Your task
Go through the material and write it all out exactly, minus the pictures.

Data section
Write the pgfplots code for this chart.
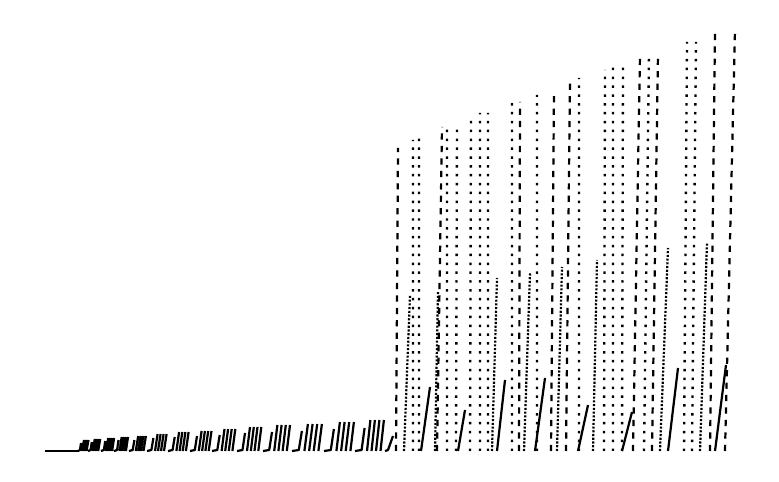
\documentclass[border=0pt]{standalone}
\usepackage{pgfplots}
\pgfplotsset{compat=1.18}
\begin{document}
\begin{tikzpicture}
\begin{axis}[
  scale only axis, width=7.79in, height=4.82in,
  xmin=0, xmax=779, ymin=0, ymax=482,
  hide axis, unbounded coords=jump, clip=false,
]
\addplot[draw=none] coordinates {(0,0) (779,482)};
% baseline
\addplot[black, line width=2pt] coordinates {(45,31)(79,31)};
% solid strokes (small left clusters, solid rises on the right)
\addplot[black, line width=1.6pt, line join=round] coordinates {
(78,31)(80,32)(81,39) (0,nan)
(82,31)(84,42) (0,nan) (83.5,31)(85.5,42) (0,nan) (85,31)(87,42) (0,nan) (86.5,31)(88.5,42) (0,nan)
(88,31)(90.6,32)(91.8,40) (0,nan)
(92.8,31)(94.8,43) (0,nan) (94.6,31)(96.6,43) (0,nan) (96.4,31)(98.4,43) (0,nan) (98.2,31)(100.2,43) (0,nan)
(101,31)(103.9,32)(105.2,41) (0,nan)
(106.2,31)(108.2,44) (0,nan) (108.2,31)(110.2,44) (0,nan) (110.1,31)(112.1,44) (0,nan) (112.1,31)(114.1,44) (0,nan)
(114,31)(117.1,32)(118.5,42) (0,nan)
(119.6,31)(121.7,45) (0,nan) (121.7,31)(123.8,45) (0,nan) (123.8,31)(125.9,45) (0,nan) (125.9,31)(128,45) (0,nan)
(129,31)(132.7,32)(134.4,42) (0,nan)
(135.8,31)(138.2,46) (0,nan) (138.4,31)(140.8,46) (0,nan) (140.9,31)(143.3,46) (0,nan) (143.5,31)(145.9,46) (0,nan)
(147,31)(151.4,32)(153.4,44) (0,nan)
(155,31)(157.6,48) (0,nan) (158,31)(160.6,48) (0,nan) (161,31)(163.6,48) (0,nan) (164,31)(166.6,48) (0,nan)
(168,31)(172.6,32)(174.7,45) (0,nan)
(176.4,31)(179.1,50) (0,nan) (179.6,31)(182.3,50) (0,nan) (182.7,31)(185.4,50) (0,nan) (185.9,31)(188.6,50) (0,nan)
(190,31)(194.8,32)(197,46) (0,nan)
(198.8,31)(201.6,51) (0,nan) (202.1,31)(204.9,51) (0,nan) (205.4,31)(208.2,51) (0,nan) (208.7,31)(211.5,51) (0,nan)
(212,31)(217.3,32)(219.7,47) (0,nan)
(221.6,31)(224.5,53) (0,nan) (225.2,31)(228.1,53) (0,nan) (228.8,31)(231.7,53) (0,nan) (232.4,31)(235.3,53) (0,nan)
(237,31)(242.5,32)(245,49) (0,nan)
(247,31)(250,55) (0,nan) (250.8,31)(253.8,55) (0,nan) (254.5,31)(257.5,55) (0,nan) (258.3,31)(261.3,55) (0,nan)
(263,31)(269.2,32)(272,50) (0,nan)
(274.2,31)(277.4,57) (0,nan) (278.4,31)(281.6,57) (0,nan) (282.6,31)(285.8,57) (0,nan) (286.8,31)(290,57) (0,nan)
(292,31)(298.8,32)(301.9,51) (0,nan)
(304.4,31)(307.9,58) (0,nan) (309.1,31)(312.6,58) (0,nan) (313.7,31)(317.2,58) (0,nan) (318.4,31)(321.9,58) (0,nan)
(324,31)(330.8,32)(333.9,53) (0,nan)
(336.4,31)(339.9,60) (0,nan) (341.1,31)(344.6,60) (0,nan) (345.7,31)(349.2,60) (0,nan) (350.4,31)(353.9,60) (0,nan)
(355,31)(361.6,32)(364.6,54) (0,nan)
(367,31)(370.4,62) (0,nan) (371.5,31)(374.9,62) (0,nan) (376,31)(379.4,62) (0,nan) (380.5,31)(383.9,62) (0,nan)
(385,31)(388,32)(393,46) (0,nan)
(421,31)(430,95) (0,nan)
(458,31)(465,72) (0,nan)
(497,31)(505,102) (0,nan)
(535,31)(545,104) (0,nan)
(578,31)(588,77) (0,nan)
(622,31)(632,70) (0,nan)
(668,31)(678,114) (0,nan)
(715,31)(726,117)
};
% dashed tall lines
\addplot[black, line width=1.6pt, dash pattern=on 4.5pt off 4.5pt] coordinates {
(396,31)(398,334) (0,nan)
(437,31)(442,355) (0,nan)
(519,31)(520,380) (0,nan)
(551,31)(554,392) (0,nan)
(566,31)(570,402) (0,nan)
(633,31)(640,427) (0,nan)
(652,31)(658,429) (0,nan)
(710,31)(715,450) (0,nan)
(725,31)(735,452)
};
% sparse dotted tall lines
\addplot[black, line width=1.7pt, dash pattern=on 1.8pt off 4.6pt] coordinates {
(413,31)(413,342) (0,nan)
(419,31)(419,344) (0,nan)
(447,31)(447,357) (0,nan)
(456,31)(457,357) (0,nan)
(470,31)(471,367) (0,nan)
(480,31)(480,369) (0,nan)
(488,31)(488,369) (0,nan)
(512,31)(512,380) (0,nan)
(537,31)(537,387) (0,nan)
(579,31)(579,404) (0,nan)
(604,31)(605,412) (0,nan)
(613,31)(613,415) (0,nan)
(622,31)(623,415) (0,nan)
(644,31)(649,429) (0,nan)
(684,31)(687,440) (0,nan)
(692,31)(696,440)
};
% densely dotted medium lines
\addplot[black, line width=1.6pt, dash pattern=on 1.5pt off 1.2pt] coordinates {
(404,31)(410,187) (0,nan)
(435,31)(438,190) (0,nan)
(492,31)(497,204) (0,nan)
(524,31)(530,209) (0,nan)
(557,31)(562,215) (0,nan)
(593,31)(597,222) (0,nan)
(660,31)(668,234) (0,nan)
(700,31)(707,240)
};
\end{axis}
\end{tikzpicture}
\end{document}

Finished task
Write the pgfplots code for this chart.
\documentclass[border=0pt]{standalone}
\usepackage{pgfplots}
\pgfplotsset{compat=1.18}
\begin{document}
\begin{tikzpicture}
\begin{axis}[
  scale only axis, width=7.79in, height=4.82in,
  xmin=0, xmax=779, ymin=0, ymax=482,
  hide axis, unbounded coords=jump, clip=false,
]
\addplot[draw=none] coordinates {(0,0) (779,482)};
% baseline
\addplot[black, line width=2pt] coordinates {(45,31)(79,31)};
% solid strokes (small left clusters, solid rises on the right)
\addplot[black, line width=1.6pt, line join=round] coordinates {
(78,31)(80,32)(81,39) (0,nan)
(82,31)(84,42) (0,nan) (83.5,31)(85.5,42) (0,nan) (85,31)(87,42) (0,nan) (86.5,31)(88.5,42) (0,nan)
(88,31)(90.6,32)(91.8,40) (0,nan)
(92.8,31)(94.8,43) (0,nan) (94.6,31)(96.6,43) (0,nan) (96.4,31)(98.4,43) (0,nan) (98.2,31)(100.2,43) (0,nan)
(101,31)(103.9,32)(105.2,41) (0,nan)
(106.2,31)(108.2,44) (0,nan) (108.2,31)(110.2,44) (0,nan) (110.1,31)(112.1,44) (0,nan) (112.1,31)(114.1,44) (0,nan)
(114,31)(117.1,32)(118.5,42) (0,nan)
(119.6,31)(121.7,45) (0,nan) (121.7,31)(123.8,45) (0,nan) (123.8,31)(125.9,45) (0,nan) (125.9,31)(128,45) (0,nan)
(129,31)(132.7,32)(134.4,42) (0,nan)
(135.8,31)(138.2,46) (0,nan) (138.4,31)(140.8,46) (0,nan) (140.9,31)(143.3,46) (0,nan) (143.5,31)(145.9,46) (0,nan)
(147,31)(151.4,32)(153.4,44) (0,nan)
(155,31)(157.6,48) (0,nan) (158,31)(160.6,48) (0,nan) (161,31)(163.6,48) (0,nan) (164,31)(166.6,48) (0,nan)
(168,31)(172.6,32)(174.7,45) (0,nan)
(176.4,31)(179.1,50) (0,nan) (179.6,31)(182.3,50) (0,nan) (182.7,31)(185.4,50) (0,nan) (185.9,31)(188.6,50) (0,nan)
(190,31)(194.8,32)(197,46) (0,nan)
(198.8,31)(201.6,51) (0,nan) (202.1,31)(204.9,51) (0,nan) (205.4,31)(208.2,51) (0,nan) (208.7,31)(211.5,51) (0,nan)
(212,31)(217.3,32)(219.7,47) (0,nan)
(221.6,31)(224.5,53) (0,nan) (225.2,31)(228.1,53) (0,nan) (228.8,31)(231.7,53) (0,nan) (232.4,31)(235.3,53) (0,nan)
(237,31)(242.5,32)(245,49) (0,nan)
(247,31)(250,55) (0,nan) (250.8,31)(253.8,55) (0,nan) (254.5,31)(257.5,55) (0,nan) (258.3,31)(261.3,55) (0,nan)
(263,31)(269.2,32)(272,50) (0,nan)
(274.2,31)(277.4,57) (0,nan) (278.4,31)(281.6,57) (0,nan) (282.6,31)(285.8,57) (0,nan) (286.8,31)(290,57) (0,nan)
(292,31)(298.8,32)(301.9,51) (0,nan)
(304.4,31)(307.9,58) (0,nan) (309.1,31)(312.6,58) (0,nan) (313.7,31)(317.2,58) (0,nan) (318.4,31)(321.9,58) (0,nan)
(324,31)(330.8,32)(333.9,53) (0,nan)
(336.4,31)(339.9,60) (0,nan) (341.1,31)(344.6,60) (0,nan) (345.7,31)(349.2,60) (0,nan) (350.4,31)(353.9,60) (0,nan)
(355,31)(361.6,32)(364.6,54) (0,nan)
(367,31)(370.4,62) (0,nan) (371.5,31)(374.9,62) (0,nan) (376,31)(379.4,62) (0,nan) (380.5,31)(383.9,62) (0,nan)
(385,31)(388,32)(393,46) (0,nan)
(421,31)(430,95) (0,nan)
(458,31)(465,72) (0,nan)
(497,31)(505,102) (0,nan)
(535,31)(545,104) (0,nan)
(578,31)(588,77) (0,nan)
(622,31)(632,70) (0,nan)
(668,31)(678,114) (0,nan)
(715,31)(726,117)
};
% dashed tall lines
\addplot[black, line width=1.6pt, dash pattern=on 4.5pt off 4.5pt] coordinates {
(396,31)(398,334) (0,nan)
(437,31)(442,355) (0,nan)
(519,31)(520,380) (0,nan)
(551,31)(554,392) (0,nan)
(566,31)(570,402) (0,nan)
(633,31)(640,427) (0,nan)
(652,31)(658,429) (0,nan)
(710,31)(715,450) (0,nan)
(725,31)(735,452)
};
% sparse dotted tall lines
\addplot[black, line width=1.7pt, dash pattern=on 1.8pt off 4.6pt] coordinates {
(413,31)(413,342) (0,nan)
(419,31)(419,344) (0,nan)
(447,31)(447,357) (0,nan)
(456,31)(457,357) (0,nan)
(470,31)(471,367) (0,nan)
(480,31)(480,369) (0,nan)
(488,31)(488,369) (0,nan)
(512,31)(512,380) (0,nan)
(537,31)(537,387) (0,nan)
(579,31)(579,404) (0,nan)
(604,31)(605,412) (0,nan)
(613,31)(613,415) (0,nan)
(622,31)(623,415) (0,nan)
(644,31)(649,429) (0,nan)
(684,31)(687,440) (0,nan)
(692,31)(696,440)
};
% densely dotted medium lines
\addplot[black, line width=1.6pt, dash pattern=on 1.5pt off 1.2pt] coordinates {
(404,31)(410,187) (0,nan)
(435,31)(438,190) (0,nan)
(492,31)(497,204) (0,nan)
(524,31)(530,209) (0,nan)
(557,31)(562,215) (0,nan)
(593,31)(597,222) (0,nan)
(660,31)(668,234) (0,nan)
(700,31)(707,240)
};
\end{axis}
\end{tikzpicture}
\end{document}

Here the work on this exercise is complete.